While the idea for Late Afternoon had been gestating inside Bagnall’s sketchbook for a number of years, it was produced in just 10 months under a budget of €46,000 provided by the Frameworks short film scheme funded by the Irish film board, Screen Ireland, and national broadcaster RTÉ.
“I had been and reading and watching things about dementia, and it reminded me of when I was young seeing my parents my looking after their respective parents,” Bagnall relates. “As a child, I didn’t really see any problems and, in my head, my grandmothers were always these sweet old ladies. You see that side of them, and you don’t realize things maybe had changed for them along the way,” she says, noting that it was likely a difficult experience for her parents, who were more keenly aware of the changes taking place.
Given the opportunity to pitch a short film at the studio, Bagnall’s sketches and musings quickly coalesced into character designs and a six-page script written over the course of three short weeks. Cartoon Saloon greenlit the project, signing on as producer, and Bagnall pitched it to the Frameworks scheme, receiving funding in 2016.
“What I enjoyed about most about the process is that I didn’t try to rush it,” she comments. “I didn’t force it. If I had tried to make the film earlier on, it wouldn’t have quite have the same quality. I really waited until I felt like -- you know -- ‘I really want to make this film. This is the story I want to tell, I’m sure of it.’”
In the film, Emily shifts through the past and present as well as her own transitional internal states. Bagnall sought to create separate looks to distinguish each state that would still complement each other to help the film function as a cohesive whole. “The film takes place in the present day with these shifts into memory and the past, and we really needed to make sure that those felt like they were two different scenarios,” she notes. “But at the same time, not so different that one is horrible and one is beautiful. We wanted them both to have some sort of connection with each other.”

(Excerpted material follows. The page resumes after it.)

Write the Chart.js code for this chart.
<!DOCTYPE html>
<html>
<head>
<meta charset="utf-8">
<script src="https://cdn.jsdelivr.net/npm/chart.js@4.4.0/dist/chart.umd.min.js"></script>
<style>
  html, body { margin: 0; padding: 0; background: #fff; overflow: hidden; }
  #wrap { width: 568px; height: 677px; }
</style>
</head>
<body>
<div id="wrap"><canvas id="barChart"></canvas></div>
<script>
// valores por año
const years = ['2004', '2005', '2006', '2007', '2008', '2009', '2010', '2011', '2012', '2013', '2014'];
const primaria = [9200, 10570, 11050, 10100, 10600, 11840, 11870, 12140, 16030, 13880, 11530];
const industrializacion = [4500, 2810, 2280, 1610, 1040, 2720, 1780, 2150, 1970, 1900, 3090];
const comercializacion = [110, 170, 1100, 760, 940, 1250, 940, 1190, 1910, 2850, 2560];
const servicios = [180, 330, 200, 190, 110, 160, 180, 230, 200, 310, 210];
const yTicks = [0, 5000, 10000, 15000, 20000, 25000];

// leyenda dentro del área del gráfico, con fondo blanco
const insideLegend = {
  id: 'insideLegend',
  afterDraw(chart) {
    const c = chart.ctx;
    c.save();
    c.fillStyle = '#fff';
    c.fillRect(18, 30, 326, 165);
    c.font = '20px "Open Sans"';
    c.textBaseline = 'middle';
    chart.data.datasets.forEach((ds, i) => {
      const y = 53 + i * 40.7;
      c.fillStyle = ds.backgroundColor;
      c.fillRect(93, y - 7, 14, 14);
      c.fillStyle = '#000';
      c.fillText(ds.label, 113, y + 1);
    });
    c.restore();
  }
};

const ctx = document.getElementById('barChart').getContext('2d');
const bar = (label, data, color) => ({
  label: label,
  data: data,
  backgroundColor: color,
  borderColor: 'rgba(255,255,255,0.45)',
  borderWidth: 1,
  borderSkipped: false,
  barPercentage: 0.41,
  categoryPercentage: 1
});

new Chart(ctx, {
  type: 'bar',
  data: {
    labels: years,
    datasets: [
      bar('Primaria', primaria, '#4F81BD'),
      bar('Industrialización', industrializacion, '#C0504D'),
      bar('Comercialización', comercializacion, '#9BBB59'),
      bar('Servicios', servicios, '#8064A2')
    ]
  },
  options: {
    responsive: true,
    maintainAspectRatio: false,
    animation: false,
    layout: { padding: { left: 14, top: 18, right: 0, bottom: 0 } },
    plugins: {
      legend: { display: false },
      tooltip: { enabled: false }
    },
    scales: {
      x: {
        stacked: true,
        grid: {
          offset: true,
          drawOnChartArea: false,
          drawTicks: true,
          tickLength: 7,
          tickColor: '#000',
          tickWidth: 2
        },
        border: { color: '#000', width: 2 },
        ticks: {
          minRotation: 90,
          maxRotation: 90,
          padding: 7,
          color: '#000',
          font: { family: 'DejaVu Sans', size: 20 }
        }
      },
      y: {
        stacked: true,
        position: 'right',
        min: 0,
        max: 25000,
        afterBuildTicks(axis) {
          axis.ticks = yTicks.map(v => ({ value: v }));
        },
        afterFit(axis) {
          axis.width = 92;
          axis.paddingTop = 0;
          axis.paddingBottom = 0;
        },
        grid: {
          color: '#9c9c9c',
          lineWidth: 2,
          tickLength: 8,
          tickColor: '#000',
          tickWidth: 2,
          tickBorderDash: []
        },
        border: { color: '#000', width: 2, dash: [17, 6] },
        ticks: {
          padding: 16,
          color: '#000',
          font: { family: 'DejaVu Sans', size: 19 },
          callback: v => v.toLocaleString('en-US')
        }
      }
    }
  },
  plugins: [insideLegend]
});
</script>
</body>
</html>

To depict the present, Bagnall kept the camera locked off, using flat compositions, while the past and transitional states employ more dynamic camera moves. “We were quite careful about the color palette we used for the present, and limited it so we weren’t using too much of a range of colors,” she details. “So when we do shift into the transition, and then into the memories, there’s this feeling of open space, of vibrant colors, and a constant flow of movement.”

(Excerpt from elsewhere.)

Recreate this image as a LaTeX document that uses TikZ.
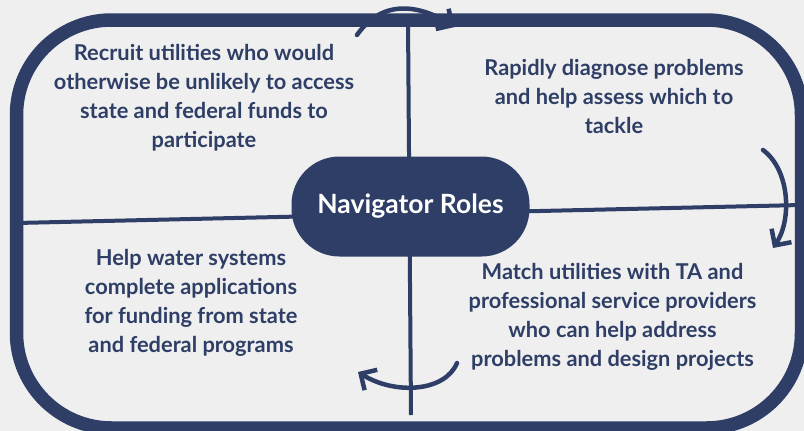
\documentclass[tikz,border=0pt]{standalone}
\usepackage{fontspec}
\setmainfont{Lato}
\usetikzlibrary{arrows.meta}
\definecolor{navy}{HTML}{2E3E66}
\definecolor{bg}{HTML}{EFEFEF}
\begin{document}
\begin{tikzpicture}[x=1pt,y=-1pt,
  frame/.style={draw=navy,line width=13.5pt,rounded corners=95pt},
  divider/.style={draw=navy,line width=4pt},
  hub/.style={fill=navy,rounded corners=48pt,minimum width=238pt,minimum height=100pt,text=white,inner sep=0pt,font=\bfseries\fontsize{26.5}{30}\selectfont},
  role/.style={text=navy,align=center,font=\bfseries\fontsize{21.8}{29}\selectfont,inner sep=0pt},
  cyc/.style={draw=navy,line width=4.5pt,line cap=round,-{Straight Barb[length=12pt,width=24pt]}}]
\useasboundingbox (0,0) rectangle (804,431);
\fill[bg] (0,0) rectangle (804,431);
\clip (0,0) rectangle (804,431);
\draw[frame] (16.5,20) rectangle (801.5,428);
\coordinate (hl) at (16.5,223);
\coordinate (hr) at (801.5,205);
\coordinate (vt) at (408,20);
\coordinate (vb) at (411,415);
\draw[divider] (hl) -- (hr);
\draw[divider] (vt) -- (vb);
\node[hub] (hub) at (410.5,206.5) {Navigator Roles};
\node[role] (tl) at (204,98) {Recruit utilities who would\\otherwise be unlikely to access\\state and federal funds to\\participate};
\node[role] (tr) at (614,96.5) {Rapidly diagnose problems\\and help assess which to\\tackle};
\node[role] (bl) at (191,303) {Help water systems\\complete applications\\for funding from state\\and federal programs};
\node[role] (br) at (612.5,317) {Match utilities with TA and\\professional service providers\\who can help address\\problems and design projects};
\coordinate (a1s) at (357,35);
\coordinate (a1e) at (455,27);
\coordinate (a2s) at (763,150);
\coordinate (a2e) at (773,248);
\coordinate (a3s) at (457,363);
\coordinate (a3e) at (358,372);
\draw[cyc] (a1s) .. controls (385,-5) and (425,8) .. (a1e);
\draw[cyc] (a2s) .. controls (790,170) and (792,220) .. (a2e);
\draw[cyc] (a3s) .. controls (445,392) and (395,395) .. (a3e);
\end{tikzpicture}
\end{document}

Sequences on the beach recall Bagnall’s own childhood growing up in Dublin, on the coast of Ireland. “Technically, you’re in the city, but you’re so far away,” she recounts of her memories of playing on the strand. “You’re suddenly in a completely different space. And that was a quality I wanted for Late Afternoon.” That fluid quality appears throughout the film, whether Emily is playing on the beach as a child, or swimming through a transitional state back into the firm and comforting present as the ebb and flow of memories continue.
“Having this dynamic camera was quite a challenge, because we were making it in 2D,” Bagnell acknowledges. Once the script was storyboarded, the production team created previs passes to test camera moves at various speeds.
“Although we’re not literally seeing through the eyes of Emily, we are seeing her feelings about a given memory,” Bagnell continues. “So, on the beach, in her memory, the camera loops and spins in this very freeform way because Emily is so happy. And then there’s also this slight disorientation where, as the viewer, you don’t always know which way is up. We really were being quite playful with viewers’ perceptions of where the camera was going to go, or what was seen as the character comes in and comes out of view.”
To retain the fluidity of motion these complex scenes required, several sequences had to be animated on ones, meaning that a new drawing had to be created for each frame. “There’s a particular quality to ones,” Bagnall explains. “Twos can have a little bit more weight, and sometimes that’s what you want. But we had to put some of the scenes on ones, because when you have camera moves it will create kind of stuttering in the action.”
While Bagnall says Late Afternoon is one of the most challenging short films she’s worked on, the experience has left her even more grateful for the talent assembled at Cartoon Saloon and the artists who worked on the film. “I have made some short films before, going back quite a long time, but they were always on a much smaller scale,” she notes. “In terms of my ambitions for the film, they were smaller for sure. But with this film, I had thought about it for so long, and was really just passionate about it. Before I even started it, I could see what I wanted it to feel like and look like. So for this one I went all out and, in that sense, it’s certainly the most ambitious project I’ve directed.”